2011-11-14 22:00:12 | 映画
これは凄い予算を投入した超大作だ。これだけのビジュアルを作るためには、いくらCGでなんでも出来る時代になったからと言っても、それなりには湯水のようなお金が必要だろう。『セル』『落下の王国』に続くターセム監督の美意識が全編を彩るアート映画。これは娯楽アクション大作映画を期待した観客を見事に裏切る。だいたい何が描かれているのか、それすらわからない人も多いのではないか。スペクタクルであることは認める。でも、こういう勝手な自分の耽美的な世界で酔われても、観客は納得しないだろう。それは『落下の王国』と同じだ。だが、あれは世界の不思議な場所を見せるという風景映画だったからまだましだった。今回は一応娯楽大作なのだから、そのへんのルールくらいは守ってもらいたい。血湧き肉躍る活劇というスタイルをここまで裏切るなんて、普通じゃない。公開2日目の土曜なのに、興業は最初から諦めて、100席ほどの小さな劇場しか用意されてない。

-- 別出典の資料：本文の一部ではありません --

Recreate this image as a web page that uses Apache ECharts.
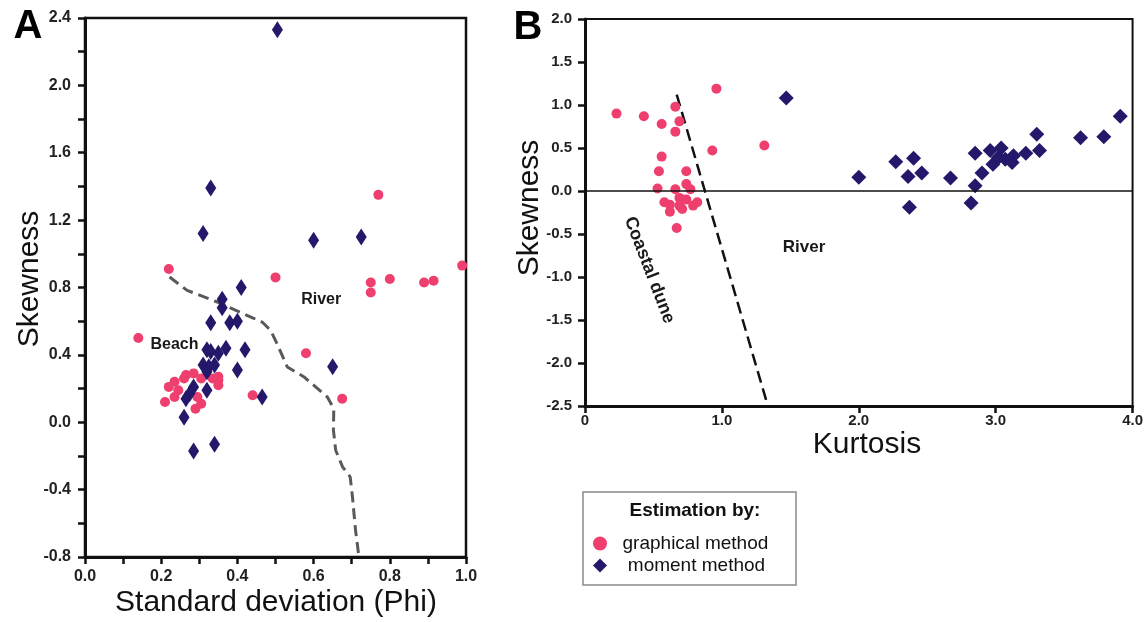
<!DOCTYPE html>
<html>
<head>
<meta charset="utf-8">
<script src="https://cdn.jsdelivr.net/npm/echarts@6/dist/echarts.min.js"></script>
<style>
  html, body { margin: 0; padding: 0; background: #fff; }
  #chart { width: 1146px; height: 622px; }
</style>
</head>
<body>
<div id="chart"></div>
<script>
// ---- Panel A: standard deviation (phi) vs skewness ----
const sdGraphical = [
  [0.22, 0.91], [0.14, 0.50], [0.50, 0.86], [0.44, 0.16],
  [0.21, 0.12], [0.22, 0.21], [0.235, 0.24], [0.245, 0.19], [0.235, 0.15],
  [0.26, 0.26], [0.265, 0.28], [0.285, 0.29], [0.305, 0.26], [0.29, 0.08],
  [0.305, 0.11], [0.295, 0.15], [0.335, 0.26], [0.35, 0.27], [0.35, 0.22],
  [0.35, 0.25], [0.77, 1.35], [0.75, 0.83], [0.75, 0.77], [0.80, 0.85],
  [0.89, 0.83], [0.915, 0.84], [0.99, 0.93], [0.58, 0.41], [0.675, 0.14]
];
const sdMoment = [
  [0.505, 2.33], [0.33, 1.39], [0.31, 1.12], [0.41, 0.80], [0.36, 0.73],
  [0.36, 0.68], [0.33, 0.59], [0.38, 0.59], [0.40, 0.60], [0.37, 0.44],
  [0.42, 0.43], [0.40, 0.31], [0.32, 0.43], [0.33, 0.42], [0.35, 0.41],
  [0.31, 0.34], [0.325, 0.33], [0.34, 0.34], [0.32, 0.30], [0.32, 0.19],
  [0.285, 0.21], [0.275, 0.17], [0.265, 0.14], [0.26, 0.03], [0.285, -0.17],
  [0.34, -0.13], [0.465, 0.15], [0.60, 1.08], [0.725, 1.10], [0.65, 0.33]
];
const beachRiverLine = [
  [0.222, 0.862], [0.268, 0.783], [0.347, 0.714], [0.44, 0.62], [0.465, 0.595],
  [0.487, 0.546], [0.504, 0.467], [0.531, 0.328], [0.575, 0.269], [0.636, 0.15],
  [0.653, 0.081], [0.652, -0.047], [0.658, -0.166], [0.676, -0.265], [0.696, -0.324],
  [0.702, -0.443], [0.71, -0.64], [0.719, -0.8]
];
const labelsA = [
  { name: 'River', value: [0.62, 0.73] },
  { name: 'Beach', value: [0.235, 0.46] }
];

// ---- Panel B: kurtosis vs skewness ----
const kurtGraphical = [
  [0.96, 1.19], [0.23, 0.90], [0.43, 0.87], [0.66, 0.98], [0.56, 0.78],
  [0.69, 0.81], [0.66, 0.69], [0.93, 0.47], [1.31, 0.53], [0.56, 0.40],
  [0.54, 0.23], [0.74, 0.23], [0.53, 0.03], [0.66, 0.02], [0.74, 0.08],
  [0.77, 0.02], [0.58, -0.13], [0.62, -0.16], [0.62, -0.24], [0.69, -0.17],
  [0.69, -0.08], [0.74, -0.10], [0.71, -0.21], [0.82, -0.13], [0.79, -0.17],
  [0.67, -0.43]
];
const kurtMoment = [
  [1.47, 1.08], [2.0, 0.16], [2.27, 0.34], [2.40, 0.38], [2.36, 0.17],
  [2.46, 0.21], [2.37, -0.19], [2.67, 0.15], [2.85, 0.44], [2.90, 0.21],
  [2.85, 0.06], [2.82, -0.14], [2.96, 0.47], [3.04, 0.50], [2.98, 0.31],
  [3.07, 0.37], [3.13, 0.41], [3.12, 0.33], [3.02, 0.39], [3.22, 0.44],
  [3.32, 0.47], [3.30, 0.66], [3.62, 0.62], [3.79, 0.63], [3.91, 0.87]
];
const duneRiverLine = [[0.67, 1.12], [1.336, -2.5]];
const labelsB = [
  { name: 'River', value: [1.6, -0.65] }
];

const PINK = '#EE3F6E';
const NAVY = '#24186A';
const FONT = '"Liberation Sans", Arial, sans-serif';
const INK = '#111';

function axisBase(labelSize, margin, fmt) {
  return {
    type: 'value',
    splitLine: { show: false },
    axisLine: { show: true, onZero: false, lineStyle: { color: INK, width: 3 } },
    axisTick: { show: true, length: 7, lineStyle: { color: INK, width: 2.5 } },
    axisLabel: {
      fontFamily: FONT, fontWeight: 'bold', fontSize: labelSize,
      color: '#222', margin: margin, formatter: fmt
    }
  };
}

function textSeries(xi, data, size, rotate) {
  return {
    type: 'scatter', xAxisIndex: xi, yAxisIndex: xi, data: data,
    symbolSize: 0, silent: true, z: 5,
    itemStyle: { opacity: 1 },
    label: { show: true, position: 'inside', formatter: '{b}', rotate: rotate || 0,
             fontFamily: FONT, fontWeight: 'bold', fontSize: size, color: '#1a1a1a' }
  };
}

const chart = echarts.init(document.getElementById('chart'), null, { renderer: 'canvas' });

chart.setOption({
  backgroundColor: '#fff',
  animation: false,
  grid: [
    { left: 85, top: 18, width: 381, height: 539, show: true, borderColor: INK, borderWidth: 2.5, backgroundColor: 'transparent' },
    { left: 585, top: 19, width: 548, height: 387, show: true, borderColor: INK, borderWidth: 2, backgroundColor: 'transparent' }
  ],
  xAxis: [
    Object.assign(axisBase(16, 12, v => (Math.round(v * 10) % 2 === 0 ? v.toFixed(1) : '')),
      { gridIndex: 0, min: 0, max: 1, interval: 0.1 }),
    Object.assign(axisBase(15, 7, v => (v === 0 ? '0' : v.toFixed(1))),
      { gridIndex: 1, min: 0, max: 4, interval: 1 })
  ],
  yAxis: [
    Object.assign(axisBase(16, 14, v => (Math.round(v * 10) % 4 === 0 ? v.toFixed(1) : '')),
      { gridIndex: 0, min: -0.8, max: 2.4, interval: 0.2 }),
    Object.assign(axisBase(15, 13, v => v.toFixed(1)),
      { gridIndex: 1, min: -2.5, max: 2, interval: 0.5 })
  ],
  legend: {
    orient: 'vertical',
    left: 588, top: 529,
    itemWidth: 14, itemHeight: 14, itemGap: 3,
    textStyle: { fontFamily: FONT, fontSize: 19, color: INK },
    data: [
      { name: 'graphical method', icon: 'circle' },
      { name: 'moment method', icon: 'diamond' }
    ],
    formatter: n => (n === 'graphical method' ? '  ' + n : '   ' + n)
  },
  series: [
    {
      type: 'line', xAxisIndex: 0, yAxisIndex: 0, data: beachRiverLine,
      symbol: 'none', silent: true, z: 1,
      lineStyle: { color: '#595959', width: 3, type: [11, 6] }
    },
    {
      name: 'graphical method', type: 'scatter', xAxisIndex: 0, yAxisIndex: 0,
      data: sdGraphical, symbol: 'circle', symbolSize: 10,
      itemStyle: { color: PINK, opacity: 1 }, z: 3
    },
    {
      name: 'moment method', type: 'scatter', xAxisIndex: 0, yAxisIndex: 0,
      data: sdMoment, symbol: 'diamond', symbolSize: [11, 17],
      itemStyle: { color: NAVY, opacity: 1 }, z: 4
    },
    textSeries(0, labelsA, 16),
    {
      type: 'line', xAxisIndex: 1, yAxisIndex: 1, data: duneRiverLine,
      symbol: 'none', silent: true, z: 2,
      lineStyle: { color: INK, width: 2.5, type: [12, 6] },
      markLine: {
        silent: true, symbol: 'none', label: { show: false },
        lineStyle: { color: INK, width: 1.5, type: 'solid' },
        data: [{ yAxis: 0 }]
      }
    },
    {
      name: 'graphical method', type: 'scatter', xAxisIndex: 1, yAxisIndex: 1,
      data: kurtGraphical, symbol: 'circle', symbolSize: 10,
      itemStyle: { color: PINK, opacity: 1 }, z: 3
    },
    {
      name: 'moment method', type: 'scatter', xAxisIndex: 1, yAxisIndex: 1,
      data: kurtMoment, symbol: 'diamond', symbolSize: [15, 15],
      itemStyle: { color: NAVY, opacity: 1 }, z: 4
    },
    textSeries(1, labelsB, 17),
    textSeries(1, [{ name: 'Coastal dune', value: [0.47, -0.92] }], 18, -69)
  ],
  graphic: [
    { type: 'text', x: 28, y: 27, style: { text: 'A', font: 'bold 40px ' + FONT, fill: '#000', align: 'center', verticalAlign: 'middle' } },
    { type: 'text', x: 528, y: 28, style: { text: 'B', font: 'bold 40px ' + FONT, fill: '#000', align: 'center', verticalAlign: 'middle' } },
    { type: 'text', x: 30, y: 279, rotation: Math.PI / 2, style: { text: 'Skewness', font: '30px ' + FONT, fill: INK, align: 'center', verticalAlign: 'middle' } },
    { type: 'text', x: 530, y: 208, rotation: Math.PI / 2, style: { text: 'Skewness', font: '30px ' + FONT, fill: INK, align: 'center', verticalAlign: 'middle' } },
    { type: 'text', x: 276, y: 603, style: { text: 'Standard deviation (Phi)', font: '30px ' + FONT, fill: INK, align: 'center', verticalAlign: 'middle' } },
    { type: 'text', x: 867, y: 445, style: { text: 'Kurtosis', font: '30px ' + FONT, fill: INK, align: 'center', verticalAlign: 'middle' } },
    { type: 'rect', shape: { x: 583, y: 492, width: 213, height: 93 }, style: { fill: 'none', stroke: '#8a8a8a', lineWidth: 1.5 }, z: 0 },
    { type: 'text', x: 695, y: 511, style: { text: 'Estimation by:', font: 'bold 19px ' + FONT, fill: INK, align: 'center', verticalAlign: 'middle' } }
  ]
});
</script>
</body>
</html>
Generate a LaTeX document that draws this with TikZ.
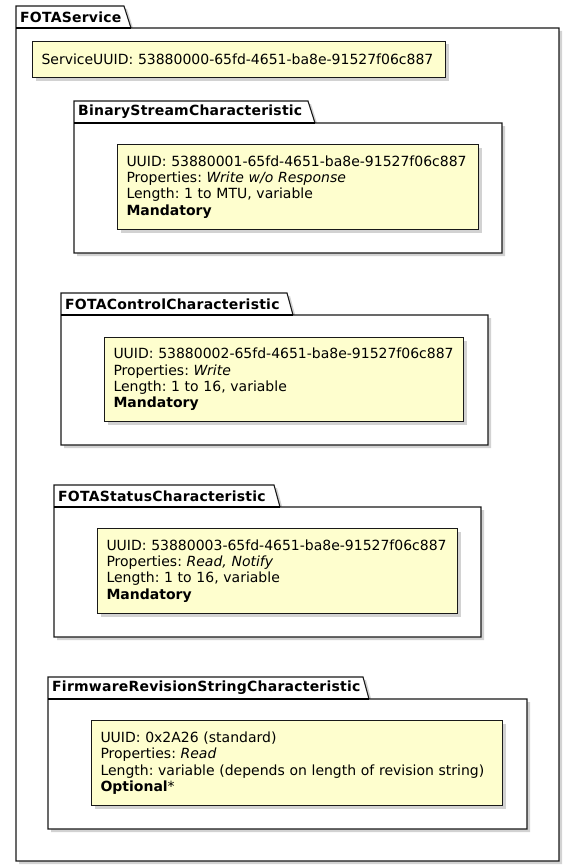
\documentclass[tikz,border=0pt]{standalone}
\usepackage{fontspec}
\setmainfont{DejaVu Sans}
\newfontfamily\pkgfont[LetterSpace=1.6]{DejaVu Sans}
\frenchspacing
\usetikzlibrary{shadows}
\definecolor{notefill}{HTML}{FEFECE}

\begin{document}
\begin{tikzpicture}[x=1pt,y=-1pt,
        pkg/.style={draw=black!90,fill=white,line width=1.1pt,line join=miter,
                drop shadow={shadow xshift=3pt,shadow yshift=-3pt,opacity=.35}},
        note/.style={draw=black!90,fill=notefill,line width=1pt,anchor=north west,
                align=left,inner xsep=9pt,inner ysep=0pt,
                font=\fontsize{14}{16.3}\selectfont,
                drop shadow={shadow xshift=3pt,shadow yshift=-3pt,opacity=.35}},
        title/.style={anchor=west,inner sep=0pt,font=\pkgfont\bfseries\fontsize{14}{16}\selectfont}]

        \useasboundingbox (0,0) rectangle (575,867);

        %\draw [help lines,step=50] (0,0) grid (575,867);

        % FOTAService
        \draw[pkg] (16,6) -- (124,6) -- (131,28) -- (559,28) -- (559,861) -- (16,861) -- cycle;
        \draw[line width=1.1pt] (16,28) -- (131,28);
        \node[title] (svc) at (20,17) {FOTAService};
        \node[note,text width=395pt,minimum height=36pt] (svcuuid) at (32,41)
                {ServiceUUID: 53880000-65fd-4651-ba8e-91527f06c887};

        % BinaryStreamCharacteristic
        \draw[pkg] (74,101) -- (308,101) -- (315,123) -- (502,123) -- (502,253) -- (74,253) -- cycle;
        \draw[line width=1.1pt] (74,123) -- (315,123);
        \node[title] (bin) at (78,112) {BinaryStreamCharacteristic};
        \node[note,text width=343pt,minimum height=85pt] (binnote) at (117,144)
                {UUID: 53880001-65fd-4651-ba8e-91527f06c887\\
                 Properties: \textit{Write w/o Response}\\
                 Length: 1 to MTU, variable\\
                 \textbf{Mandatory}};

        % FOTAControlCharacteristic
        \draw[pkg] (61,293) -- (287,293) -- (293,315) -- (488,315) -- (488,445) -- (61,445) -- cycle;
        \draw[line width=1.1pt] (61,315) -- (293,315);
        \node[title] (ctrl) at (65,304) {FOTAControlCharacteristic};
        \node[note,text width=341pt,minimum height=84pt] (ctrlnote) at (104,337)
                {UUID: 53880002-65fd-4651-ba8e-91527f06c887\\
                 Properties: \textit{Write}\\
                 Length: 1 to 16, variable\\
                 \textbf{Mandatory}};

        % FOTAStatusCharacteristic
        \draw[pkg] (54,485) -- (274,485) -- (280,507) -- (481,507) -- (481,637) -- (54,637) -- cycle;
        \draw[line width=1.1pt] (54,507) -- (280,507);
        \node[title] (stat) at (58,496) {FOTAStatusCharacteristic};
        \node[note,text width=342pt,minimum height=85pt] (statnote) at (97,528)
                {UUID: 53880003-65fd-4651-ba8e-91527f06c887\\
                 Properties: \textit{Read, Notify}\\
                 Length: 1 to 16, variable\\
                 \textbf{Mandatory}};

        % FirmwareRevisionStringCharacteristic
        \draw[pkg] (48,677) -- (363,677) -- (369,699) -- (527,699) -- (527,829) -- (48,829) -- cycle;
        \draw[line width=1.1pt] (48,699) -- (369,699);
        \node[title] (fw) at (52,688) {FirmwareRevisionStringCharacteristic};
        \node[note,text width=393pt,minimum height=85pt] (fwnote) at (91,720)
                {UUID: 0x2A26 (standard)\\
                 Properties: \textit{Read}\\
                 Length: variable (depends on length of revision string)\\
                 \textbf{Optional}*};

\end{tikzpicture}
\end{document}
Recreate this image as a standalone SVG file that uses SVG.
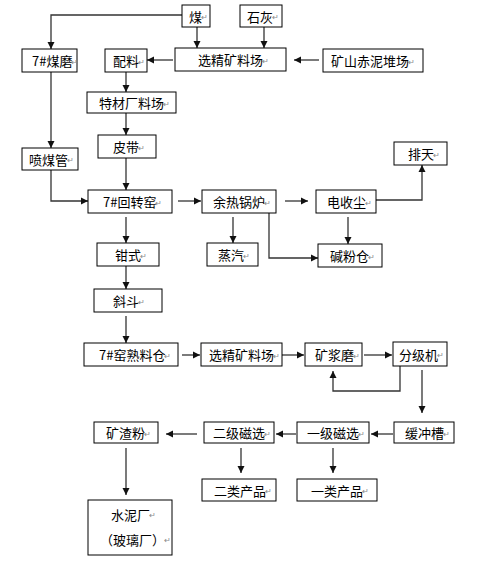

 でも、僕は最初からここに娯楽活劇なんか、期待してないから、この裏切り行為に、心地よさすら感じた。ターセムらしい妥協のなさだ。彼はどんな映画でも自分を変えない。人間たちの愚かな戦いを見守る神々の姿を描きながら、彼らもまた人間たちと同じでタイタンの復活によって下界で戦うことになるのだが、なんだ、同じじゃないか、という結末。やられたら神々も死ぬ。まぁ、あたりまえか。ターセムはそんなことには興味がない。ため息が出るように美しい風景を作るだけだ。彼の美学を展開するだけ。

 お話なんかには興味ない。復讐の物語とか神に人間界の未来を託された青年の成長物語とか、一応そんなルックスはあるのだが、そこから想像されたような話の展開はない。残酷なシーンは満載しているけど、それすらアートしている。ギリシャ神話には興味ないし、アホな神々にも、ミッキー・ロークの暴力シーンもどうでもいいけど、ただ美しい映画を作ろうとしたターセムのわがままは、おもしろい。それだけで満足した。一応だけど。